[Start Recorded data]

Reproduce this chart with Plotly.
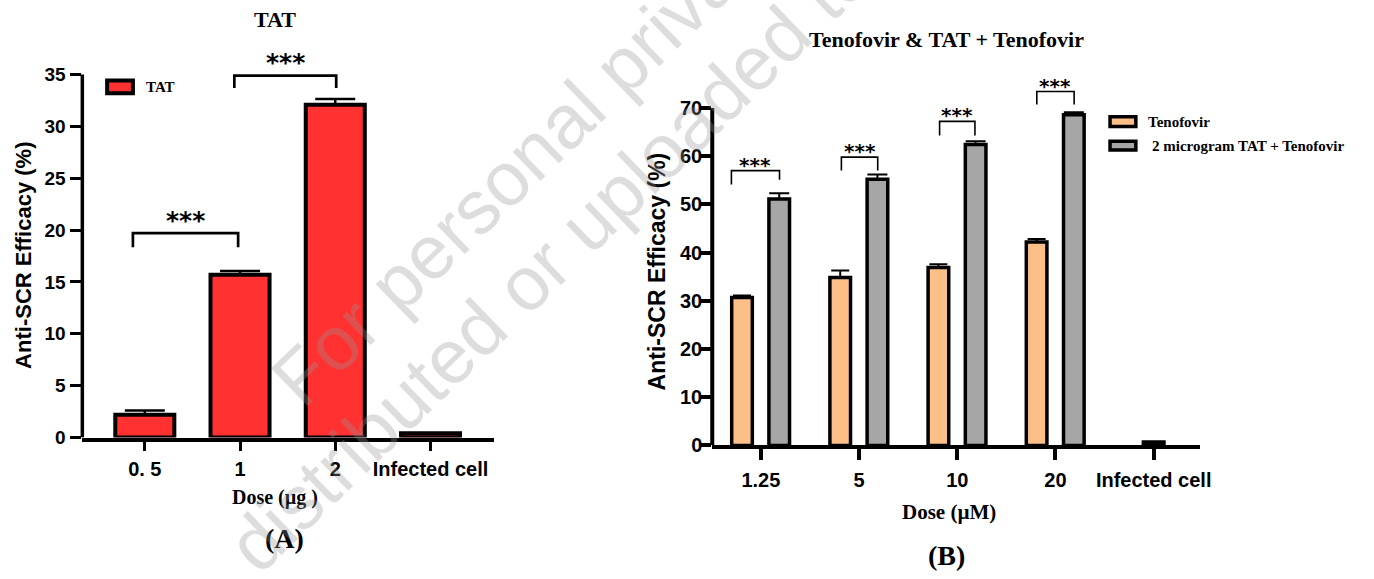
import plotly.graph_objects as go

W, H = 1374, 579

# ---------------- Panel A data ----------------
tat_doses = ["0. 5", "1", "2", "Infected cell"]
tat_efficacy = [2.2, 15.7, 32.1, 0.4]
tat_err = [0.4, 0.35, 0.55, 0.0]
a_yticks = [0, 5, 10, 15, 20, 25, 30, 35]

# ---------------- Panel B data ----------------
teno_doses = ["1.25", "5", "10", "20"]
teno_efficacy = [30.7, 34.8, 36.9, 42.2]
teno_err = [0.4, 1.5, 0.65, 0.6]
combo_efficacy = [51.1, 55.2, 62.4, 68.6]
combo_err = [1.2, 1.0, 0.7, 0.5]
infected_label = ["Infected cell"]
infected_efficacy = [0.7]
b_categories = teno_doses + infected_label
b_yticks = [0, 10, 20, 30, 40, 50, 60, 70]

# significance brackets: (x_left, x_right, y_top, y_left_leg, y_right_leg)
sig_a = [(-0.125, 0.98, 19.7, 18.35, 18.35),
         (0.94, 2.01, 34.9, 33.7, 33.7)]
sig_b = [(-0.30, 0.19, 57.0, 54.1, 55.1),
         (0.82, 1.19, 59.8, 57.0, 57.0),
         (1.82, 2.18, 67.2, 64.3, 64.3),
         (2.81, 3.19, 73.4, 70.7, 70.7)]

RED = "#FF3131"
ORANGE = "#FDBF88"
GRAY = "#A6A6A6"
SANS = "Liberation Sans, Arial, sans-serif"
SERIF = "Liberation Serif, Times New Roman, serif"
STAR = "DejaVu Sans, sans-serif"


def px(x):
    return x / W


def py(y):
    return 1 - y / H


fig = go.Figure()

fig.add_trace(go.Bar(
    x=tat_doses, y=tat_efficacy, name="TAT", width=0.62,
    marker=dict(color=RED, line=dict(color="black", width=4)),
    error_y=dict(type="data", array=tat_err, arrayminus=[0] * len(tat_err),
                 symmetric=False, color="black", thickness=2.5, width=20),
    xaxis="x", yaxis="y", showlegend=False,
))
fig.add_trace(go.Bar(
    x=teno_doses, y=teno_efficacy, name="Tenofovir", width=0.21, offset=-0.297,
    marker=dict(color=ORANGE, line=dict(color="black", width=3.5)),
    error_y=dict(type="data", array=teno_err, arrayminus=[0] * 4,
                 symmetric=False, color="black", thickness=2, width=9),
    xaxis="x2", yaxis="y2", showlegend=False,
))
fig.add_trace(go.Bar(
    x=teno_doses, y=combo_efficacy, name="2 microgram TAT + Tenofovir",
    width=0.21, offset=0.082,
    marker=dict(color=GRAY, line=dict(color="black", width=3.5)),
    error_y=dict(type="data", array=combo_err, arrayminus=[0] * 4,
                 symmetric=False, color="black", thickness=2, width=10),
    xaxis="x2", yaxis="y2", showlegend=False,
))
fig.add_trace(go.Bar(
    x=infected_label, y=infected_efficacy, name="Infected cell",
    width=0.21, offset=-0.105,
    marker=dict(color="black", line=dict(color="black", width=3.5)),
    xaxis="x2", yaxis="y2", showlegend=False,
))

tickfont = dict(family=SANS, size=20, color="black", weight="bold")

fig.update_layout(
    width=W, height=H, autosize=False,
    margin=dict(l=0, r=0, t=0, b=0),
    paper_bgcolor="white", plot_bgcolor="white",
    barmode="overlay",
    xaxis=dict(domain=[px(83), px(498)], type="category",
               categoryorder="array", categoryarray=tat_doses,
               range=[-0.656, 3.667], showline=True, linecolor="black",
               linewidth=3.5, ticks="outside", ticklen=10, tickwidth=3,
               tickcolor="black", tickfont=tickfont, ticklabelstandoff=1,
               showgrid=False, zeroline=False, fixedrange=True),
    yaxis=dict(domain=[py(446), py(446 - 37 * 370 / 35)], range=[0, 37],
               tickvals=a_yticks, showline=False, ticks="outside",
               ticklen=11, tickwidth=3, tickcolor="black", ticklabelstandoff=1,
               tickfont=dict(family=SANS, size=19, color="black", weight="bold"),
               showgrid=False, zeroline=False, fixedrange=True),
    xaxis2=dict(domain=[px(718), px(1210)], type="category",
                categoryorder="array", categoryarray=b_categories,
                range=[-0.495, 4.475], showline=True, linecolor="black",
                linewidth=4, ticks="outside", ticklen=11, tickwidth=3.5,
                tickcolor="black", tickfont=tickfont, ticklabelstandoff=3,
                showgrid=False, zeroline=False, anchor="y2", fixedrange=True),
    yaxis2=dict(domain=[py(454), py(454 - 75 * 344 / 70)], range=[0, 75],
                tickvals=b_yticks, showline=False, ticks="outside",
                ticklen=11, tickwidth=3.5, tickcolor="black",
                ticklabelstandoff=-6,
                tickfont=tickfont, showgrid=False, zeroline=False,
                anchor="x2", fixedrange=True),
)

shapes = []
# y axis lines (stop at the top tick)
shapes.append(dict(type="line", xref="x domain", yref="y", x0=0, x1=0,
                   y0=0, y1=a_yticks[-1], line=dict(color="black", width=3.5)))
shapes.append(dict(type="line", xref="x2 domain", yref="y2", x0=0, x1=0,
                   y0=0, y1=b_yticks[-1], line=dict(color="black", width=4)))

annotations = []
# significance brackets
for (xl, xr, yt, yl, yr) in sig_a:
    shapes.append(dict(type="path", xref="x", yref="y",
                       path=f"M {xl},{yl} V {yt} H {xr} V {yr}",
                       line=dict(color="black", width=2.7)))
    annotations.append(dict(x=(xl + xr) / 2, y=yt, xref="x", yref="y",
                            text="***", showarrow=False,
                            yanchor="middle", yshift=13,
                            font=dict(family=STAR, size=25, color="black",
                                      weight="bold")))
for (xl, xr, yt, yl, yr) in sig_b:
    shapes.append(dict(type="path", xref="x2", yref="y2",
                       path=f"M {xl},{yl} V {yt} H {xr} V {yr}",
                       line=dict(color="black", width=1.6)))
    annotations.append(dict(x=(xl + xr) / 2, y=yt, xref="x2", yref="y2",
                            text="***", showarrow=False,
                            yanchor="middle", yshift=6,
                            font=dict(family=STAR, size=20, color="black",
                                      weight="bold")))

# legend swatches
shapes.append(dict(type="rect", xref="paper", yref="paper",
                   x0=px(108), x1=px(134), y0=py(95), y1=py(82),
                   fillcolor=RED, line=dict(color="black", width=4)))
shapes.append(dict(type="rect", xref="paper", yref="paper",
                   x0=px(1119), x1=px(1145), y0=py(129), y1=py(119),
                   fillcolor=ORANGE, line=dict(color="black", width=3.5)))
shapes.append(dict(type="rect", xref="paper", yref="paper",
                   x0=px(1119), x1=px(1145), y0=py(153), y1=py(144),
                   fillcolor=GRAY, line=dict(color="black", width=3.5)))

serif_b = lambda s: dict(family=SERIF, size=s, color="black", weight="bold")
sans_b = lambda s: dict(family=SANS, size=s, color="black", weight="bold")


def txt(text, x, y, font, xanchor="center", angle=0):
    annotations.append(dict(text=text, x=px(x), y=py(y), xref="paper",
                            yref="paper", showarrow=False, xanchor=xanchor,
                            yanchor="middle", font=font, textangle=angle))


txt("TAT", 145, 89, serif_b(15), xanchor="left")
txt("Tenofovir", 1155, 124, serif_b(15), xanchor="left")
txt("2 microgram TAT + Tenofovir", 1159, 149, serif_b(15), xanchor="left")

# titles and axis labels
txt("TAT", 277, 20, serif_b(22))
txt("Tenofovir &amp; TAT + Tenofovir", 954, 40, serif_b(22))
txt("Anti-SCR Efficacy (%)", 23, 260, sans_b(22), angle=-90)
txt("Anti-SCR Efficacy (%)", 662, 277, sans_b(23), angle=-90)
txt("Dose (µg )", 277, 507, serif_b(20))
txt("Dose (µM)", 957, 522, serif_b(21))
txt("(A)", 287, 549, serif_b(28))
txt("(B)", 954, 566, serif_b(28))

# watermark (runs off the image edges, as in the reference)
wm_font = dict(family=SANS, size=76, color="rgba(150,150,150,0.32)")
txt("For personal private", 532, 160, wm_font, angle=-44)
txt("distributed or uploaded to", 554, 265, wm_font, angle=-44)

fig.update_layout(shapes=shapes, annotations=annotations)

# fit the figure to the browser viewport with no page margin
fit_js = ("document.documentElement.style.margin='0';"
          "document.body.style.margin='0';"
          "document.body.style.overflow='hidden';"
          "var gd=document.getElementById('{plot_id}');"
          "Plotly.relayout(gd,{width:window.innerWidth,"
          "height:window.innerHeight});")
fig.write_html("out.html", config={"displayModeBar": False},
               post_script=fit_js)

[End Recorded data]

=== Problem details ===
Emit the lines of the material exactly, from its first line to the line containing "fig = go.Figure()", inclusive; leave every picture out.

=== Expected answer ===
Reproduce this chart with Plotly.
import plotly.graph_objects as go

W, H = 1374, 579

# ---------------- Panel A data ----------------
tat_doses = ["0. 5", "1", "2", "Infected cell"]
tat_efficacy = [2.2, 15.7, 32.1, 0.4]
tat_err = [0.4, 0.35, 0.55, 0.0]
a_yticks = [0, 5, 10, 15, 20, 25, 30, 35]

# ---------------- Panel B data ----------------
teno_doses = ["1.25", "5", "10", "20"]
teno_efficacy = [30.7, 34.8, 36.9, 42.2]
teno_err = [0.4, 1.5, 0.65, 0.6]
combo_efficacy = [51.1, 55.2, 62.4, 68.6]
combo_err = [1.2, 1.0, 0.7, 0.5]
infected_label = ["Infected cell"]
infected_efficacy = [0.7]
b_categories = teno_doses + infected_label
b_yticks = [0, 10, 20, 30, 40, 50, 60, 70]

# significance brackets: (x_left, x_right, y_top, y_left_leg, y_right_leg)
sig_a = [(-0.125, 0.98, 19.7, 18.35, 18.35),
         (0.94, 2.01, 34.9, 33.7, 33.7)]
sig_b = [(-0.30, 0.19, 57.0, 54.1, 55.1),
         (0.82, 1.19, 59.8, 57.0, 57.0),
         (1.82, 2.18, 67.2, 64.3, 64.3),
         (2.81, 3.19, 73.4, 70.7, 70.7)]

RED = "#FF3131"
ORANGE = "#FDBF88"
GRAY = "#A6A6A6"
SANS = "Liberation Sans, Arial, sans-serif"
SERIF = "Liberation Serif, Times New Roman, serif"
STAR = "DejaVu Sans, sans-serif"


def px(x):
    return x / W


def py(y):
    return 1 - y / H


fig = go.Figure()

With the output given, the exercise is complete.